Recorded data
--- --- ---
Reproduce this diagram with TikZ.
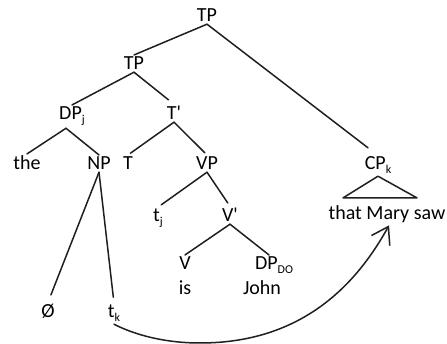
\documentclass[tikz,border=0pt]{standalone}
\usepackage{fontspec}
\setmainfont{Carlito}
\usetikzlibrary{arrows.meta,calc}
% small lowered index after a category label
\newcommand\lbsub[1]{\raisebox{-4pt}{\fontsize{12}{12}\selectfont #1}}
\begin{document}
\begin{tikzpicture}[x=1pt,y=-1pt,
  lbl/.style={anchor=base,inner sep=2pt,font=\fontsize{20}{24}\selectfont},
  branch/.style={line width=1.5pt,draw=black!88,line cap=round},
  move/.style={branch,-{Straight Barb[length=16pt,width=21pt,line width=1.5pt]}}]
\useasboundingbox (0,0) rectangle (447,344);

% labels
\node[lbl] (tp)    at (207,22)  {TP};
\node[lbl] (tp2)   at (134,70)  {TP};
\node[lbl] (dp)    at (72,120)  {DP\lbsub{j}};
\node[lbl] (tbar)  at (174,120) {T\textquotesingle};
\node[lbl] (the)   at (27,170)  {the};
\node[lbl] (np)    at (99,170)  {NP};
\node[lbl] (t)     at (128,170) {T};
\node[lbl] (vp)    at (207,170) {VP};
\node[lbl] (cp)    at (378,170) {CP\lbsub{k}};
\node[lbl] (that)  at (387,220) {that Mary saw};
\node[lbl] (tj)    at (158,222) {t\lbsub{j}};
\node[lbl] (vbar)  at (230,222) {V\textquotesingle};
\node[lbl] (v)     at (185,270) {V};
\node[lbl] (dpdo)  at (274,270) {DP\lbsub{DO}};
\node[lbl] (is)    at (185,295) {is};
\node[lbl] (john)  at (262,295) {John};
\node[lbl] (empty) at (48,318)  {Ø};
\node[lbl] (tk)    at (114,318) {t\lbsub{k}};

% branches
\draw[branch] (tp.south) -- (tp2.north);
\draw[branch] (tp.south) -- ($(cp.north)+(-10,-7)$);
\draw[branch] (tp2.south) -- (dp.north);
\draw[branch,shorten >=7pt] (tp2.south) -- (tbar.north);
\draw[branch] ($(dp.south)+(-6,0)$) -- (the.north);
\draw[branch] ($(dp.south)+(-6,0)$) -- (np.north);
\draw[branch,shorten >=3pt] (tbar.south) -- (t.north);
\draw[branch,shorten >=3pt] (tbar.south) -- (vp.north);
\draw[branch,shorten >=4pt] (vp.south) -- (tj.north);
\draw[branch,shorten >=4pt] (vp.south) -- (vbar.north);
\draw[branch] (vbar.south) -- (v.north);
\draw[branch] (vbar.south) -- ($(dpdo.north)+(-5,0)$);
\draw[branch,shorten >=8pt] (np.south) -- (empty.north);
\draw[branch,shorten >=6pt] (np.south) -- (tk.north);

% roof over the relative clause
\draw[branch,line join=round] (cp.south) -- ($(that.north)+(-44,-6)$) -- ($(that.north)+(30,-6)$) -- cycle;

% movement arrow
\coordinate (tip) at ($(that.south)+(2,0)$);
\draw[move] (tk.south) .. controls (135,335) and (165,343) .. (200,343)
  .. controls (300,343) and (355,287) .. (tip);
\end{tikzpicture}
\end{document}
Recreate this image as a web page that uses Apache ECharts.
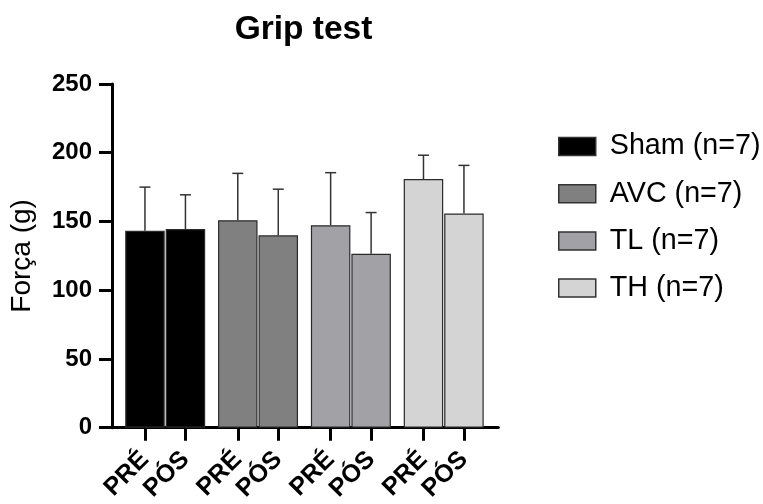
<!DOCTYPE html>
<html><head><meta charset="utf-8">
<script src="https://cdn.jsdelivr.net/npm/echarts@6/dist/echarts.min.js"></script>
<style>html,body{margin:0;padding:0;background:#fff}#c{width:763px;height:504px}</style>
</head><body><div id="c"></div>
<script>
// ---- data ----
const groups = ['Sham (n=7)', 'AVC (n=7)', 'TL (n=7)', 'TH (n=7)'];
const timepoints = ['PRÉ', 'PÓS'];
const preMeans = [143.3, 150.9, 147.3, 180.9];
const posMeans = [144.5, 139.9, 126.5, 155.8];
const preSD = [31.7, 34.1, 38.2, 17.3];
const posSD = [24.9, 33.6, 30.0, 35.0];
const yTicks = [0, 50, 100, 150, 200, 250];
const groupColors = ['#000000', '#808080', '#a2a1a6', '#d4d4d4'];

// ---- layout (group index on a value axis, PRÉ/PÓS offset either side) ----
const HALF = 0.218;
const xPos = [], tickLabels = [], barData = [], errData = [];
groups.forEach((g, i) => {
  [[preMeans, preSD], [posMeans, posSD]].forEach(([m, s], j) => {
    const x = i + (j === 0 ? -HALF : HALF);
    xPos.push(x);
    tickLabels.push(timepoints[j]);
    barData.push({ value: [x, m[i]], itemStyle: { color: groupColors[i] } });
    errData.push([x, m[i], m[i] + s[i]]);
  });
});
function labelFor(v) {
  let best = 0;
  xPos.forEach((p, k) => { if (Math.abs(p - v) < Math.abs(xPos[best] - v)) best = k; });
  return tickLabels[best];
}

const FONT = 'Liberation Sans, Arial, sans-serif';
const chart = echarts.init(document.getElementById('c'), null, { renderer: 'canvas' });
const legendSeries = groups.map((g, i) => ({
  name: g, type: 'line', data: [], itemStyle: { color: groupColors[i] }, lineStyle: { color: groupColors[i] }
}));

chart.setOption({
  animation: false,
  backgroundColor: '#fff',
  title: {
    text: 'Grip test', left: 298.5, top: 8, textAlign: 'center',
    textStyle: { fontFamily: FONT, fontSize: 33.5, fontWeight: 'bold', color: '#000' }
  },
  legend: {
    orient: 'vertical', left: 553, top: 127, icon: 'rect',
    itemWidth: 37, itemHeight: 18, itemGap: 18.2,
    itemStyle: { borderColor: '#333', borderWidth: 1.5 },
    data: groups,
    textStyle: { fontFamily: FONT, fontSize: 28.7, color: '#000', padding: [0, 0, 0, 9] }
  },
  grid: { left: 111.5, top: 84, right: 264.7, bottom: 72.5, containLabel: false },
  xAxis: {
    type: 'value', min: -0.573, max: 3.588,
    splitLine: { show: false },
    axisLine: { show: true, onZero: false, lineStyle: { color: '#000', width: 3 } },
    axisTick: { show: true, customValues: xPos, length: 13, lineStyle: { color: '#000', width: 3 } },
    axisLabel: {
      customValues: xPos, rotate: 45, margin: 28, formatter: labelFor,
      fontFamily: FONT, fontSize: 25, fontWeight: 'bold', color: '#000'
    }
  },
  yAxis: {
    type: 'value', min: yTicks[0], max: yTicks[yTicks.length - 1], interval: 50,
    name: 'Força (g)', nameLocation: 'middle', nameGap: 76,
    nameTextStyle: { fontFamily: FONT, fontSize: 28, color: '#000' },
    splitLine: { show: false },
    axisLine: { show: true, onZero: false, lineStyle: { color: '#000', width: 3 } },
    axisTick: { show: true, length: 13, lineStyle: { color: '#000', width: 3 } },
    axisLabel: { margin: 20, fontFamily: FONT, fontSize: 24, fontWeight: 'bold', color: '#000' }
  },
  series: [
    {
      type: 'bar', data: barData, barWidth: 39.5,
      itemStyle: { borderColor: '#2a2a2a', borderWidth: 1.2 }, z: 2
    },
    {
      type: 'custom', data: errData, z: 3,
      encode: { x: 0, y: [1, 2] },
      renderItem: (params, api) => {
        const x = api.value(0);
        const base = api.coord([x, api.value(1)]);
        const top = api.coord([x, api.value(2)]);
        const st = { stroke: '#333', lineWidth: 1.5 };
        return {
          type: 'group', children: [
            { type: 'line', shape: { x1: base[0], y1: base[1], x2: top[0], y2: top[1] }, style: st },
            { type: 'line', shape: { x1: top[0] - 5.5, y1: top[1], x2: top[0] + 5.5, y2: top[1] }, style: st }
          ]
        };
      }
    }
  ].concat(legendSeries)
});
</script></body></html>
--- --- ---
INSTRUCTION: Only the number is wanted: how many lines above include the word "that"?

ANSWER: 4